Concept and its significance:
In order to develop the operational module and trained LSTM weights we have been developing an easy-to-use and easy-to-udate training framework, spun off from the NeuralHydrology package. NOAA and NWM stakeholders will have the ability to validate module performance during runs of the Nextgen framework across CONUS.
Challenges:
Two main challenges have arised: 1) How do we train a deep learning model best for Nextgen framework, and 2) how to we integrate the LSTM into the NGIAB datastream. The hydrofabric of the NextGen water model has a discretized catchments much smaller than the typical streamgauge contributing area. This means when a deep learning model is trained on a wide-range of stream gauges, it rarely gets information that is directly related to the response of the contributing catchments. This problem persists in classical model calibration as well, and is being addressed by the ngen-cal product. In deep learning, the problem is that we require a gradient chain from the gauge location all the way through the modeling components to each hydrologic process, which is in-feasible with the Nextgen configuration.
What is the product:
We are delivering a working software module that integrates deep learning into NextGen, enabling:
1. Distributed prediction of streamflow from atmospheric input data and catchment attributes.
2. Model ensemble capability, where multiple predictions can be made and compared.

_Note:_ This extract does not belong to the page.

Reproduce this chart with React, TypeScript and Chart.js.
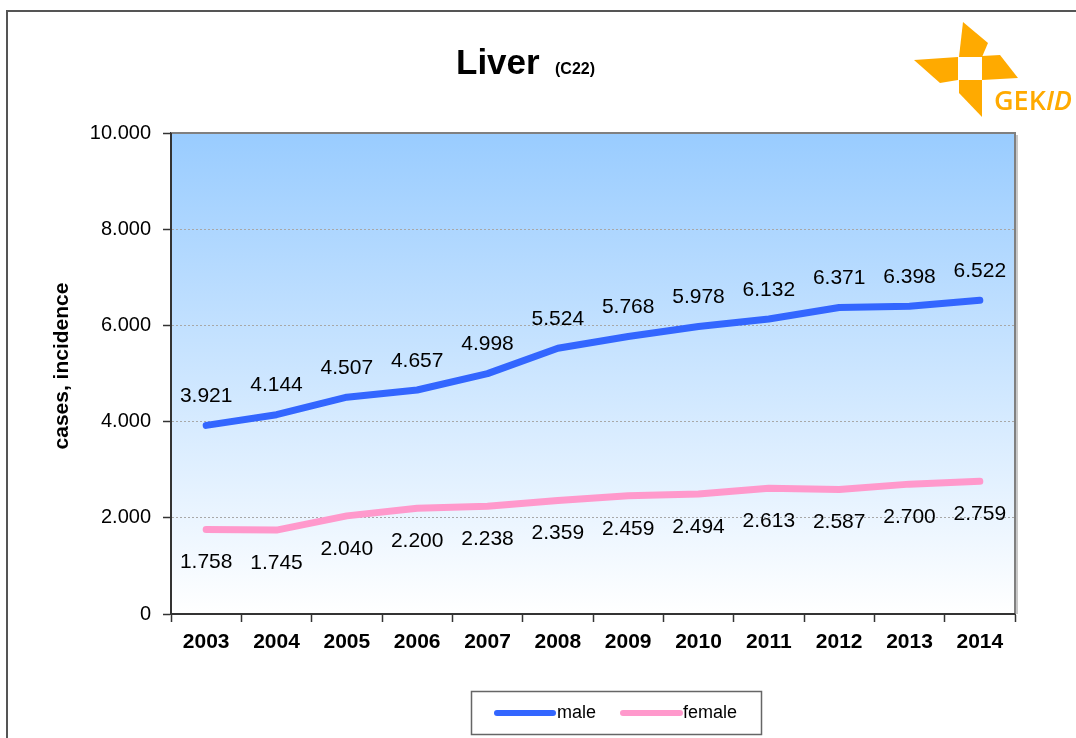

3. State-saving and model restart for long-term simulations and operational use.
4. Scoring-rule-based loss functions to enforce physically meaningful learning.
What’s new?
Although the LSTM has been widely studied in the hydrologic literature, we are ensuring that LSTM as a Nextgen module holds up to the standards set by academic studies. LSTM has been tested for selecting the best model for each watershed. We have done sensitivity analysis including up to 200 static catchment attributes for generalizability, and we’ve demonstrated that relatively few attributes are needed for best performance (about 10). We’ve shown that the LSTM Nextgen simulations match the flow duration curve of gauged runoff across large domains.
What is being done today?
1. We introduce physically informed loss functions that help the model learn meaningful hydrologic patterns (e.g., the rise and fall of a flood hydrograph).
2. We develop temporal and spatial batching techniques that allow scalable training across thousands of watersheds.
3. We are testing the LSTM memory state can be analyzed to detect unique or extreme hydrologic events.
4. REU team contributes by building a surrogate model of the existing NWM for faster simulations and multivariate prediction.